Common Mistakes and How to Avoid Them

  • Using annual fraction only: Many people forget to account for weeks worked. If someone works 40 weeks, annual-only proration overstates pay.
  • Ignoring bonus logic: Bonus treatment often differs from base salary, especially in sales and incentive-heavy roles.
  • Confusing gross and net pay: This calculator is for gross compensation planning, not post-tax take-home pay.
  • Assuming all full-time schedules are equal: Some organizations use 35-hour workweeks, others 37.5 or 40. Confirm policy first.
  • Skipping written offer terms: Always validate compensation with official contract language and HR policy documents.

How Employers Can Use Fractional Salary Modeling Strategically

Fractional staffing has become a practical way to access specialized talent without full-time overhead. For smaller organizations, this can improve cash flow and talent quality simultaneously. For larger organizations, it enables flexible workforce planning and can support retention when employees request reduced schedules.

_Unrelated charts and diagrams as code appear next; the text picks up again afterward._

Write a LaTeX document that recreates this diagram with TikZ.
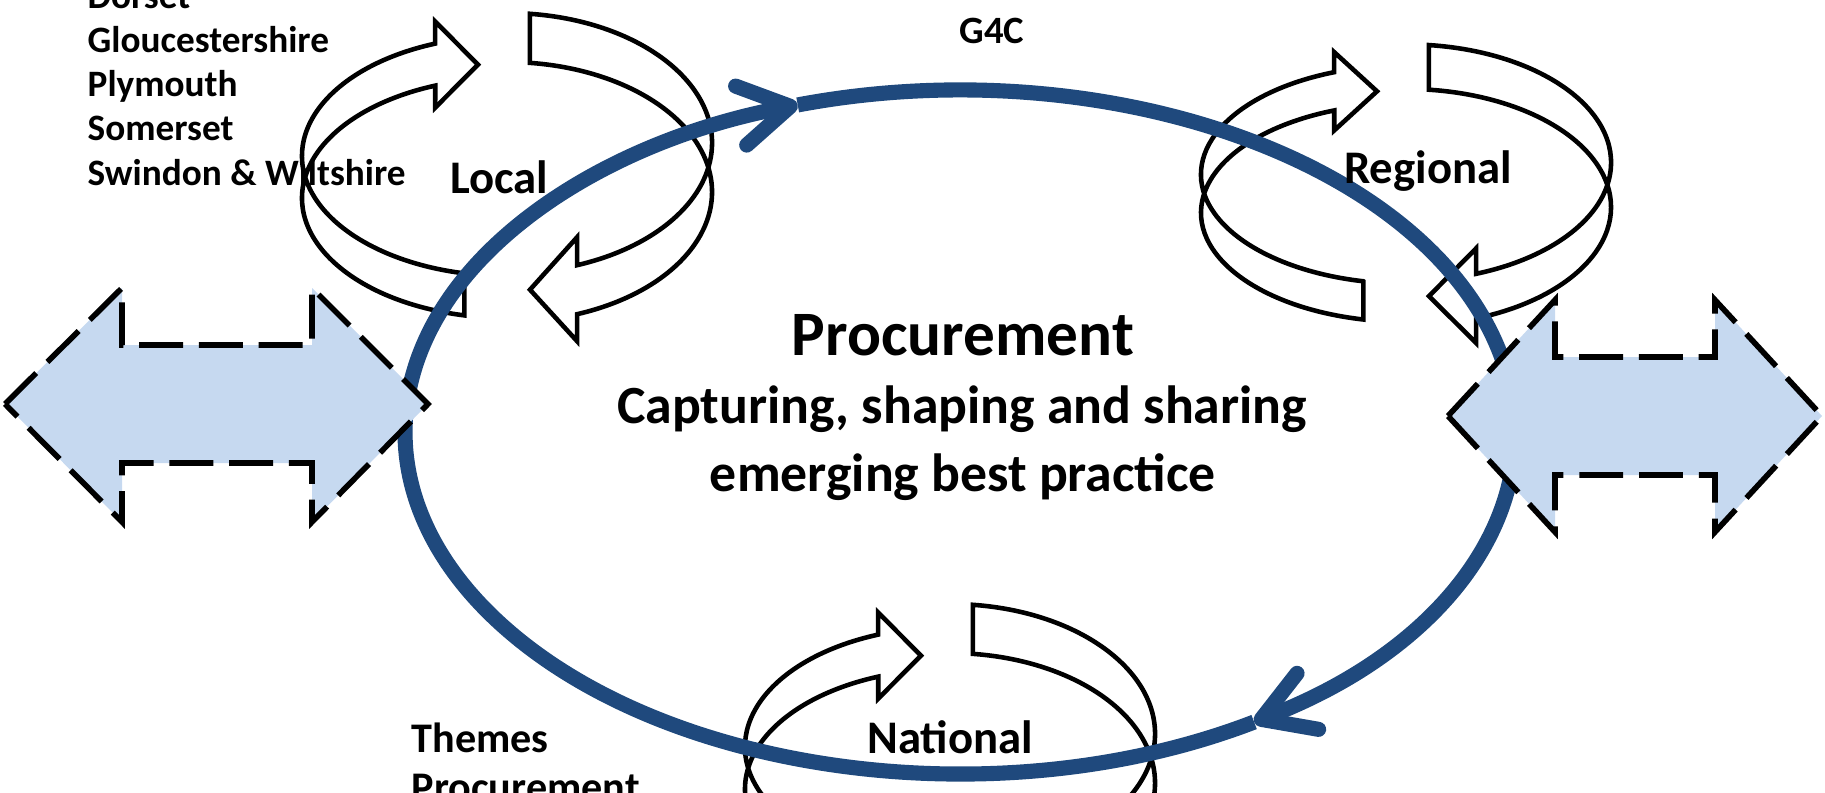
\documentclass[tikz,border=0pt]{standalone}
\usepackage{fontspec}
\setmainfont{Carlito}
\usetikzlibrary{arrows.meta,calc}
\definecolor{cLoop}{HTML}{1F497D}
\definecolor{cShare}{HTML}{C6D9F0}

\begin{document}
\begin{tikzpicture}[
  x=0.1mm,y=-0.1mm,
  font=\bfseries,
  ring/.style={draw=black,fill=white,line width=1.3pt,line join=miter},
  share/.style={draw=black,fill=cShare,line width=1.6pt,dash pattern=on 12.5pt off 4.5pt},
  loop/.style={draw=cLoop,line width=4.3pt},
  looptip/.style={-{Straight Barb[length=5mm,width=6mm,round]}},
  lvl/.style={inner sep=0pt,anchor=base,font=\bfseries\fontsize{13.3}{16}\selectfont},
  lst/.style={inner sep=0pt,anchor=base west,align=left},
  core/.style={inner sep=0pt,anchor=base},
]
\useasboundingbox (0,0) rectangle (1825,793);
\clip (0,0) rectangle (1825,793);

% member lists (anchored on their last line)
\node[lst,font=\bfseries\fontsize{10.6}{12.55}\selectfont] (areas) at (87,185)
  {Dorset\\ Gloucestershire\\ Plymouth\\ Somerset\\ Swindon \& Wiltshire};
\node[lst,font=\bfseries\fontsize{12}{13.9}\selectfont] (themes) at (411,801)
  {Themes\\ Procurement};
\node[inner sep=0pt,font=\bfseries\fontsize{11}{13}\selectfont] (g4c) at (992,31) {G4C};

% the three cycles
\foreach \cx/\cy/\sy in {507/139/1, 1406/159/0.91, 950/730/1}{
  \begin{scope}[shift={(\cx,\cy)},yscale=\sy]
    \draw[ring] (-42.6,134.4) -- (-42.6,176.4)
      arc[start angle=102,end angle=249.5,x radius=205,y radius=120]
      -- (-71.8,-31.4) -- (-29,-74.4) -- (-71.8,-117.4) -- (-71.8,-95.4)
      arc[start angle=249.5,end angle=102,x radius=205,y radius=120] -- cycle;
    \draw[ring] (22.9,-125.2)
      arc[start angle=-83.6,end angle=70,x radius=205,y radius=130]
      -- (70.1,98.2) -- (23,150.7) -- (70.1,202.2) -- (70.1,175.2)
      arc[start angle=70,end angle=-83.6,x radius=205,y radius=130] -- cycle;
  \end{scope}
}

% procurement loop
\coordinate (mid) at (960,432);
\draw[loop,looptip] ($(mid)+(253:555 and 342)$)
  arc[start angle=253,end angle=418,x radius=555,y radius=342];
\draw[loop,looptip] ($(mid)+(58:555 and 342)$)
  arc[start angle=58,end angle=253,x radius=555,y radius=342];

% sharing arrows
\draw[share] (5,404) -- (122,288) -- (122,345) -- (312,345) -- (312,288) -- (428,404)
  -- (312,522) -- (312,463) -- (122,463) -- (122,522) -- cycle;
\draw[share] (1448,416) -- (1555,300) -- (1555,357) -- (1715,357) -- (1715,300) -- (1822,416)
  -- (1715,532) -- (1715,475) -- (1555,475) -- (1555,532) -- cycle;

% labels
\node[lvl] (local) at (499,193) {Local};
\node[lvl] (regional) at (1428,183) {Regional};
\node[lvl] (national) at (950,753) {National};

\node[core,font=\bfseries\fontsize{18}{21}\selectfont] (title) at (963,355) {Procurement};
\node[core,font=\bfseries\fontsize{15.3}{18}\selectfont] (sub1) at (962,423) {Capturing, shaping and sharing};
\node[core,font=\bfseries\fontsize{15.3}{18}\selectfont] (sub2) at (963,491) {emerging best practice};
\end{tikzpicture}
\end{document}
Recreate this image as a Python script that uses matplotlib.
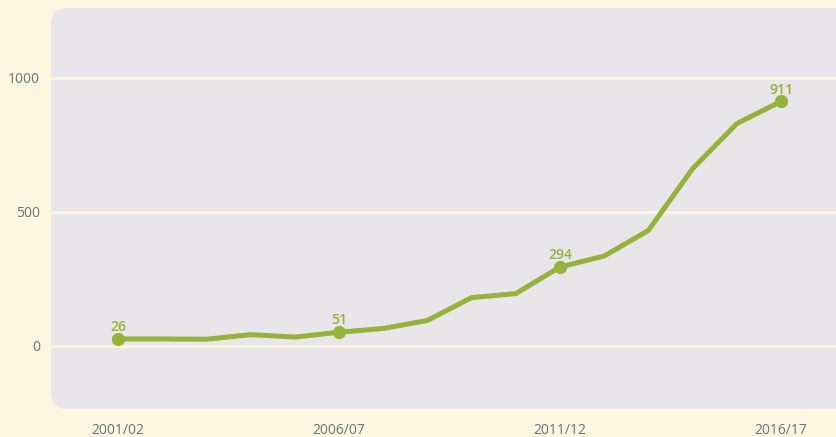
import matplotlib
matplotlib.use("Agg")
from matplotlib import pyplot as plt
from matplotlib.patches import FancyBboxPatch

# Values
years = ["2001/02", "2002/03", "2003/04", "2004/05", "2005/06", "2006/07",
         "2007/08", "2008/09", "2009/10", "2010/11", "2011/12", "2012/13",
         "2013/14", "2014/15", "2015/16", "2016/17"]
values = [26, 26, 25, 42, 33, 51, 65, 95, 180, 195, 294, 335, 430, 660, 828, 911]
labelled = ["2001/02", "2006/07", "2011/12", "2016/17"]
yticks = [0, 500, 1000]

bg = "#FDF7E1"
panel = "#E8E6E8"
green = "#96B23C"
tick_col = "#66727D"

plt.rcParams['font.family'] = ['Open Sans', 'DejaVu Sans']

fig = plt.figure(figsize=(8.37, 4.37), dpi=100, facecolor=bg)
ax = fig.add_axes([51 / 837, 28 / 437, 1 - 51 / 837 + 0.02, 401 / 437])
ax.set_facecolor("none")
ax.set_zorder(2)
for s in ax.spines.values():
    s.set_visible(False)

# rounded grey panel behind the plot
box = FancyBboxPatch((51 / 837, 28 / 437), 1.0, 401 / 437,
                     boxstyle="round,pad=0,rounding_size=0.019",
                     mutation_aspect=837 / 437,
                     transform=fig.transFigure, facecolor=panel,
                     edgecolor="none", zorder=-1)
fig.patches.append(box)

x = list(range(len(years)))
for t in yticks:
    ax.axhline(t, color="#FDF6E3", lw=1.9, zorder=1)

ax.plot(x, values, color=green, lw=3.6, solid_joinstyle="round", zorder=3)

for lab in labelled:
    i = years.index(lab)
    ax.plot(x[i], values[i], "o", color=green, ms=8.5, zorder=4)
    ax.annotate(str(values[i]), (x[i], values[i]), xytext=(0, 3.5),
                textcoords="offset points", ha="center", va="bottom",
                color=green, fontsize=10, fontweight=600)

ax.set_xlim(-1.52, 16.27 + 0.02 * 837 / 44.2)
ax.set_ylim(-235, 1259)
ax.set_yticks(yticks)
ax.set_yticklabels([str(t) for t in yticks])
ax.set_xticks([years.index(l) for l in labelled])
ax.set_xticklabels(labelled)
ax.tick_params(axis="y", length=0, pad=8, labelsize=10, labelcolor=tick_col)
ax.tick_params(axis="x", length=0, pad=10, labelsize=10, labelcolor=tick_col)
for t in ax.get_xticklabels() + ax.get_yticklabels():
    t.set_fontweight(500)

fig.savefig("out.png", dpi=100, facecolor=bg)
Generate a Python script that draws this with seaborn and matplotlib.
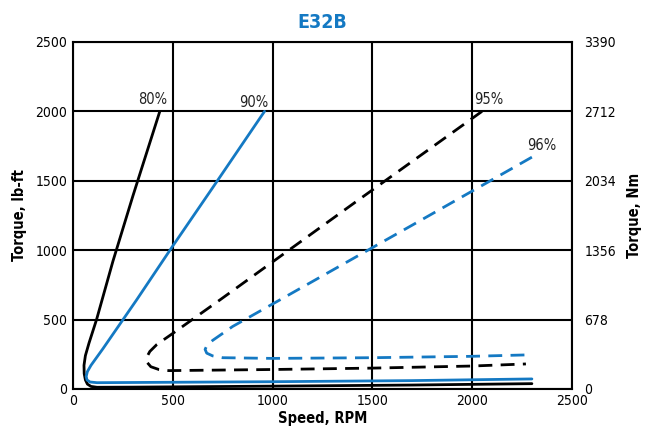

A transparent calculator helps avoid ad hoc decisions and improves trust, because candidates and current employees can see exactly how compensation was determined.

For finance teams, a useful practice is scenario modeling: run multiple FTE levels (0.4, 0.6, 0.8) and compare annual payroll impact, plus expected productivity assumptions. For HR teams, consistency is key. Standardize formulas and document treatment for base pay, variable pay, benefits eligibility, paid leave accrual, and merit increase timing. For hiring managers, tie compensation decisions to role outcomes, not just time in seat.

How Employees Can Negotiate with Better Data

If you are negotiating a fractional role, start with the full-time market value of the role, then apply schedule math. Bring concrete assumptions: full-time salary benchmark, expected hours, weeks worked, bonus targets, and benefits eligibility. Ask direct questions about what is and is not prorated. For example, if salary is prorated but bonus is paid at full target, your effective compensation can be meaningfully higher than a strict proportional model.

You should also compare equivalent pay-period outcomes. A strong annual number can still feel tight if the monthly or biweekly amount does not fit your cash flow needs. This is why the per-period output in a calculator matters for real-world budgeting. Employees who understand these conversions typically negotiate more clearly and avoid misunderstandings after offer acceptance.

Practical Rule of Thumb Summary

  • Start with full-time annual value.
  • Apply FTE or hours ratio.
  • Apply weeks-worked adjustment.
  • Handle bonus based on policy.
  • Convert to pay frequency for budgeting.

When used carefully, a fractional salary calculator gives both employers and employees a precise, transparent baseline for compensation planning. It does not replace legal, tax, or HR policy review, but it dramatically improves clarity and consistency in decisions that affect pay, retention, and trust.